Since then, the world may have become more unstable and the price of gas even more volatile. But it has taken this rhetorical question from the Prime Minister to cut through the foolish assumption that we should become so overwhelmingly reliant on imported gas as the major source of UK electricity generation. That approach, the antithesis of Britain's history of energy self-sufficiency, was driven by a desperate need to make the figures add up.

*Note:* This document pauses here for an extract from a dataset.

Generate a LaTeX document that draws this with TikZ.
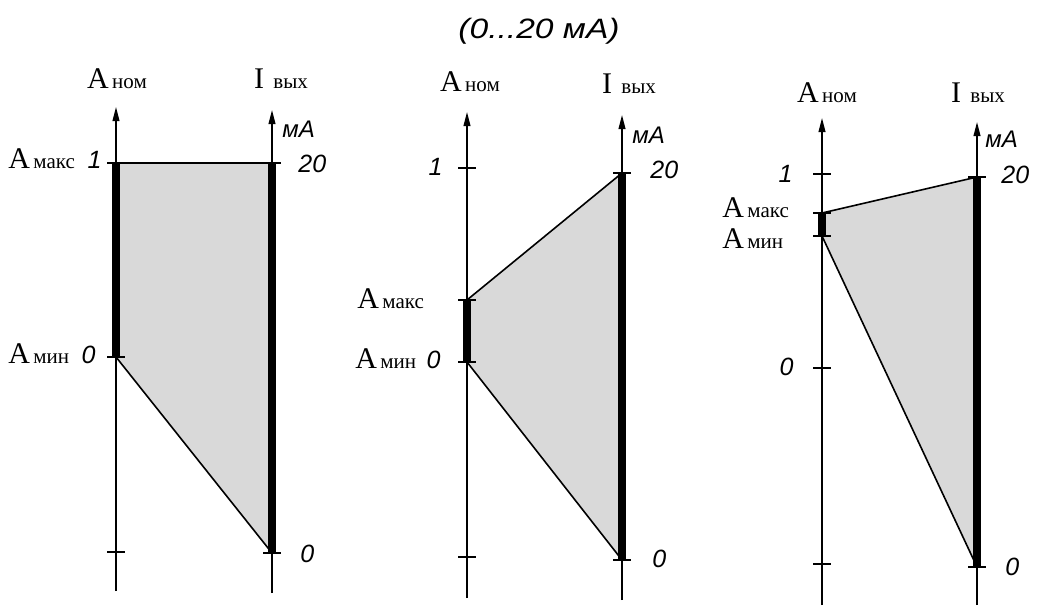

Quite simply, if your starting point is that our nuclear capacity is going to be virtually wiped out over the next 20 years, and that coal-fired generation has to go, something big is needed to fill the gap. Renewables targets were set as high as was plausible - and the remaining chasm was filled with heroic assumptions about the willingness of the world, for decades to come, to supply us with unlimited gas at affordable prices. For how much longer, indeed, as Blair implied, can this exercise in wishful thinking be allowed to pass for energy policy?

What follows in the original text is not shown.